We are not talking rocket science here folks. You DO NOT have to be a financial guru and you do not need a financial advisor to do well in the share market. All you have to do is focus on companies. Look for companies with a proven track record offering top quality products and services that you understand and that you think will be in strong demand well into the future.

Here are my 10 tips for DIY share market investing:

  • Plan to be in there for the long haul.

  • Only invest money that you are confident you are not going to need at a particular time in the future. Otherwise you might be forced to cash up your shares in a downturn before they have delivered the superior return you are looking for.

  • Start out small and increase your investment over the years as your knowledge and confidence grows. That way you also avoid the risk of investing all your money at a high point in the market.

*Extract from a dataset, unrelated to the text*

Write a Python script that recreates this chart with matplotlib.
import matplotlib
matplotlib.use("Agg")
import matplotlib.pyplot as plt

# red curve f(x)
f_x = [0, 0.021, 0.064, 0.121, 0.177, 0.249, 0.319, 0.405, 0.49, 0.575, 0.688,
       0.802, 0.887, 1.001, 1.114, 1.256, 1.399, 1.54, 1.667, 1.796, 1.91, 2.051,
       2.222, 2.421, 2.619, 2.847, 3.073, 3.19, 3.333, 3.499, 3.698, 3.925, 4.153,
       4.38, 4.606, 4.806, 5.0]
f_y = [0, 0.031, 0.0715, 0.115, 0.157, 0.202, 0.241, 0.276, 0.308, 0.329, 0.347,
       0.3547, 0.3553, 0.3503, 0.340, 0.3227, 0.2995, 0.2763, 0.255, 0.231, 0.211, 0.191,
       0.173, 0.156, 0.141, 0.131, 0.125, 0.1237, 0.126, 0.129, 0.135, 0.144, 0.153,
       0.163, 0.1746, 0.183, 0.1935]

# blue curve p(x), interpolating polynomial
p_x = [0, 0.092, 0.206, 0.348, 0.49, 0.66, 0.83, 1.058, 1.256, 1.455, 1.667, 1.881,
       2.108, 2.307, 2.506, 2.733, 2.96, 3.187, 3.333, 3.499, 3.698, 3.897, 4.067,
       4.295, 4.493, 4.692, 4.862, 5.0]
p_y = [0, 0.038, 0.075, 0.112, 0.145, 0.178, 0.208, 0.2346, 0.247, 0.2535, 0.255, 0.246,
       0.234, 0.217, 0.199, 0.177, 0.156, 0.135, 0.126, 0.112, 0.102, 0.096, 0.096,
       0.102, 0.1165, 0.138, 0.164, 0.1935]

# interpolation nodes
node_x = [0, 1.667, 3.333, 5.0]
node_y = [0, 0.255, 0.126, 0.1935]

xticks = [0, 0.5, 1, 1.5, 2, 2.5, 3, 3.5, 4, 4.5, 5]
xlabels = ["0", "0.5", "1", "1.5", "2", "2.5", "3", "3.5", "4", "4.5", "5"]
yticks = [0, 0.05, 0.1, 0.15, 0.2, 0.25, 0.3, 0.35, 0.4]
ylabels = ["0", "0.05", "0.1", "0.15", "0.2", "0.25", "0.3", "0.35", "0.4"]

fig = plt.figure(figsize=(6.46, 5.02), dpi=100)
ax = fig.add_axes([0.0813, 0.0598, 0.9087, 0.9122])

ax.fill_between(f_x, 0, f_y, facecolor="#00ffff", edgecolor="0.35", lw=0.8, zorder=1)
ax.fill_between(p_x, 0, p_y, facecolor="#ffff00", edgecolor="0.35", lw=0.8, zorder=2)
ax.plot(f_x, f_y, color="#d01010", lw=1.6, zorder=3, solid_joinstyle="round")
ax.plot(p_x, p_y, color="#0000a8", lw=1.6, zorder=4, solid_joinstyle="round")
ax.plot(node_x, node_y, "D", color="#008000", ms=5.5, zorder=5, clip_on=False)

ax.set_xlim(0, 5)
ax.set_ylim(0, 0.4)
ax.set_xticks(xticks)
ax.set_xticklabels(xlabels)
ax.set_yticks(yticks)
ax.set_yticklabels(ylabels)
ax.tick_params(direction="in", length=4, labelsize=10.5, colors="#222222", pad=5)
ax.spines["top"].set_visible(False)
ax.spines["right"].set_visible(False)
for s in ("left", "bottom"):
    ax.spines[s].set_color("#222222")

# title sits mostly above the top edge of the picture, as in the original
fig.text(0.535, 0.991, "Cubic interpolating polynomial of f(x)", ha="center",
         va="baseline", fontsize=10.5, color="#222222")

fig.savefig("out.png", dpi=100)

  • Spread your investment over a number of different companies in different industries. For example, if you have $10,000 to invest consider spreading this over, say, 5 companies. Diversify further as your total investment grows. And remember it is as easy to buy Australian shares as those in NZ.

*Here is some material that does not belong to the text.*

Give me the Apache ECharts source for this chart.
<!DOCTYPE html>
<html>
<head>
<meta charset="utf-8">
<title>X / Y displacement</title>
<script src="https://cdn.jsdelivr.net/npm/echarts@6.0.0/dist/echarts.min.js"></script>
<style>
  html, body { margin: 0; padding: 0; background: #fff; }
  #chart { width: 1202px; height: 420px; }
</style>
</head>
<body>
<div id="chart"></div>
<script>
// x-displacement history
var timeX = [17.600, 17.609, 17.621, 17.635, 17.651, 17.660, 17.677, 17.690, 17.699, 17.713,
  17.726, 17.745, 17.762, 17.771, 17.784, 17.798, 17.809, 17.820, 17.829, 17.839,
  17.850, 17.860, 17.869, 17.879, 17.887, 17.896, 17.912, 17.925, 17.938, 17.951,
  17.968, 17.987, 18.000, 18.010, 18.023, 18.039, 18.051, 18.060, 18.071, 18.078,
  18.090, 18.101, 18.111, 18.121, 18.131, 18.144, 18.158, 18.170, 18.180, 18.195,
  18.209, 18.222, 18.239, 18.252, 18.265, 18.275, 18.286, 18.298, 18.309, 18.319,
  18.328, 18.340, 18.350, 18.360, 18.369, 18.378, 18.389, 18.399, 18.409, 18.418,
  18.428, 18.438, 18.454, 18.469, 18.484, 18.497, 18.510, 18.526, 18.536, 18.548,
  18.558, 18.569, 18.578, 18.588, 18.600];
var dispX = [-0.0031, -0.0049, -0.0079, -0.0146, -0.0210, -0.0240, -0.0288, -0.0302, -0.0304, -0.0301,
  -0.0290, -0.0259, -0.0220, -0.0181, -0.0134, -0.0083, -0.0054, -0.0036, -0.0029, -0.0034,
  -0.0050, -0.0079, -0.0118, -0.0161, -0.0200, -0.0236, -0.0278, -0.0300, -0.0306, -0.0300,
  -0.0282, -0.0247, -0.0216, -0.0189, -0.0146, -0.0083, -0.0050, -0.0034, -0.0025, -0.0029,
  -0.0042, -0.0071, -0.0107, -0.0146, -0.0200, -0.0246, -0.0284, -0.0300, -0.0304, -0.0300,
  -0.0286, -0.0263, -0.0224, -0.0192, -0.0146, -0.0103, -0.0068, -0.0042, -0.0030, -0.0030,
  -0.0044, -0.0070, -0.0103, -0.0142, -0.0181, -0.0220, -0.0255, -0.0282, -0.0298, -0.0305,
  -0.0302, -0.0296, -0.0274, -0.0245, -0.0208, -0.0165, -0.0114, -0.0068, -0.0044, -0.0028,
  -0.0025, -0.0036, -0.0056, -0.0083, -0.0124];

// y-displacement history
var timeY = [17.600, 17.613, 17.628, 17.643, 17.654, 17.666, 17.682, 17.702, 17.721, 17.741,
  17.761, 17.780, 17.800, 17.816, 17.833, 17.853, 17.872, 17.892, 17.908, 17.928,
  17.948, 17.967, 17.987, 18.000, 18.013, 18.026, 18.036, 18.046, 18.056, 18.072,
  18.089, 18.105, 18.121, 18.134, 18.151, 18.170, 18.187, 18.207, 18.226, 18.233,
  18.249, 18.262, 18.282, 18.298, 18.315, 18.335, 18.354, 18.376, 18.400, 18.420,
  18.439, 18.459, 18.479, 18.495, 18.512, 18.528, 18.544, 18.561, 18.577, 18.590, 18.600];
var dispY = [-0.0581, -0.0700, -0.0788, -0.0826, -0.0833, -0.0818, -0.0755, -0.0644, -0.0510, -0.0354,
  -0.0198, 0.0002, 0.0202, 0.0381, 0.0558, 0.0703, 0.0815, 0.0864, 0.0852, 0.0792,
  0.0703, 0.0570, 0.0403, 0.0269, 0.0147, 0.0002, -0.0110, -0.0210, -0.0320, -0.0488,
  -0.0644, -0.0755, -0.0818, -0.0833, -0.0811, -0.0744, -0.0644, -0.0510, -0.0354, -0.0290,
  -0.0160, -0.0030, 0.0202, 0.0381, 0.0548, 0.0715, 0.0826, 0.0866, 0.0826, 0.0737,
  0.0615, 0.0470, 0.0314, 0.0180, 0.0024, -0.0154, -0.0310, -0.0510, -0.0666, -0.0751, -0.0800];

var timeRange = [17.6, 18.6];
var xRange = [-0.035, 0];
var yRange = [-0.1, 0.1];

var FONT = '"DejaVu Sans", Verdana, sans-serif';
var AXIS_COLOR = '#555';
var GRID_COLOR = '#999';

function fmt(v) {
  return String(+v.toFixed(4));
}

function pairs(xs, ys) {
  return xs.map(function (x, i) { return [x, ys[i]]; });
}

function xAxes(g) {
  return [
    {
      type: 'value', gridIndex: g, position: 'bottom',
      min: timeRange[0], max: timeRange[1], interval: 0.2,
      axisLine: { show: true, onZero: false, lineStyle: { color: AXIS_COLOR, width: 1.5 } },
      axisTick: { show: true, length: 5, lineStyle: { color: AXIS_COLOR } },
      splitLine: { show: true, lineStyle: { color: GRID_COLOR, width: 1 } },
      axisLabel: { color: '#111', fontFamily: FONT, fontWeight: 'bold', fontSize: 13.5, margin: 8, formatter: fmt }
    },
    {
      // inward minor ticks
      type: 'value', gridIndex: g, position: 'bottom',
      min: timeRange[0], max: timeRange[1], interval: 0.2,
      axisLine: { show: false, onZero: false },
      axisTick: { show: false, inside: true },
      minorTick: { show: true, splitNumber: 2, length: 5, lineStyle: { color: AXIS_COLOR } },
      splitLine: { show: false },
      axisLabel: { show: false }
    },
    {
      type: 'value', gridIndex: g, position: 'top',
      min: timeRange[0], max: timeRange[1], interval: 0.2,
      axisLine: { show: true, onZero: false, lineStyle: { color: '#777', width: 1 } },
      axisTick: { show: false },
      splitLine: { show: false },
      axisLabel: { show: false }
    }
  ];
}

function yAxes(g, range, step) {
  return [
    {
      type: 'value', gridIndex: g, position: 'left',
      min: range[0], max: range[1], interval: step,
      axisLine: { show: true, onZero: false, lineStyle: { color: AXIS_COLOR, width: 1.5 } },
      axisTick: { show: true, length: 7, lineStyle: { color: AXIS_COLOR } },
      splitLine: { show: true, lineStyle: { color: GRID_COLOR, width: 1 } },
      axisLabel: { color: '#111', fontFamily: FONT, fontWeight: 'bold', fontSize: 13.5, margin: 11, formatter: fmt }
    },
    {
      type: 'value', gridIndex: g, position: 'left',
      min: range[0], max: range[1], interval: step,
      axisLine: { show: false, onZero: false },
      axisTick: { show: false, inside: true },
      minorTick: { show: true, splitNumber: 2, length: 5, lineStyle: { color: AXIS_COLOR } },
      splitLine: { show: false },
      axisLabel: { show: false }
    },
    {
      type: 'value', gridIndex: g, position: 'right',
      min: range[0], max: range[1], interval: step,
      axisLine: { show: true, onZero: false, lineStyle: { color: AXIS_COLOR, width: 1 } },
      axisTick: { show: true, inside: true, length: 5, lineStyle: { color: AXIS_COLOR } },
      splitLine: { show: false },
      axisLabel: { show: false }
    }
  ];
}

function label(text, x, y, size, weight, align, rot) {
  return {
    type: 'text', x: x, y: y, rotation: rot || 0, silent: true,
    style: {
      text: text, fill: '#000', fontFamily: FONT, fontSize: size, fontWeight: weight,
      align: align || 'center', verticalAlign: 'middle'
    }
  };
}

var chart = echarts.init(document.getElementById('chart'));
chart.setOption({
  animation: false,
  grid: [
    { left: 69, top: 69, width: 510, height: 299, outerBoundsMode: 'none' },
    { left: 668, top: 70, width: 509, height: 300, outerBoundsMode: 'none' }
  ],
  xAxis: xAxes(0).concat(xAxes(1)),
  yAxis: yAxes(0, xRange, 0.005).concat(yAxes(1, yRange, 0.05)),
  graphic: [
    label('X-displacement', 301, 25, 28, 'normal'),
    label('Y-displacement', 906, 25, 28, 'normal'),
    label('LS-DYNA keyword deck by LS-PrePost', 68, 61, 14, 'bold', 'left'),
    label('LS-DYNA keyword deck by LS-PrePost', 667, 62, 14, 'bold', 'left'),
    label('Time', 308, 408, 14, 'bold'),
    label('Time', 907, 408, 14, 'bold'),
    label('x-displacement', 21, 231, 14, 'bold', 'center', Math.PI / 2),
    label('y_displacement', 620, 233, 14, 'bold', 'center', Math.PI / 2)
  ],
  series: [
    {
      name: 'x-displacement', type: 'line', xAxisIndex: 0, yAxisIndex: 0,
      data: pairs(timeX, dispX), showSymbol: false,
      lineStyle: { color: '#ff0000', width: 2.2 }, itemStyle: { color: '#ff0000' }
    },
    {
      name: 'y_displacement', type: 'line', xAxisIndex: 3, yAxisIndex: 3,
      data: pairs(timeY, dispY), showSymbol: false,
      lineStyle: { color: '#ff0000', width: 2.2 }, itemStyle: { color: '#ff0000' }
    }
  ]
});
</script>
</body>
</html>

  • Read articles about companies of interest to you in news papers, magazines and online. You will be surprised how quickly your knowledge and confidence grows. You can use online tools such as Sharesight to check the historic performance of a company to help you with your investment decisions.

  • There are innumerable share purchase recommendations for free and there are many individuals and organisations that provide recommendations to paying subscribers. They can be a valuable source of guidance and information but don’t follow them blindly. Do your own homework and come to your own decisions.

  • Focus on companies not share prices when you make your investment decisions.

  • Don’t panic if share prices suffer a sudden fall. You know in advance that this is likely to happen from time to time just as you know that in the long run shares are likely to give you the best return.

  • Start using a good share portfolio management system such as Sharesight from day one. It's important to keep a good record of the shares that you own because you will need this information to file your tax return. It's also crucial that you can easily and accurately assess how well your shares are performing. Sharesight virtually eliminates the administrative work associated with owning shares. All the data you need for your tax return is provided automatically including your Foreign Investment Fund earnings if you are caught up in this nightmarish piece of legislation. And, best of all, Sharesight shows you the true, annualised financial return on your shares including capital gains, dividends and currency movements.

  • Have fun! Believe it or not, studies have shown that most DIY share market investors thoroughly enjoy managing their investments.

This information is not a recommendation nor a statement of opinion. You should consult an independent financial adviser before making any decisions with respect to your shares in relation to the information that is presented in this article.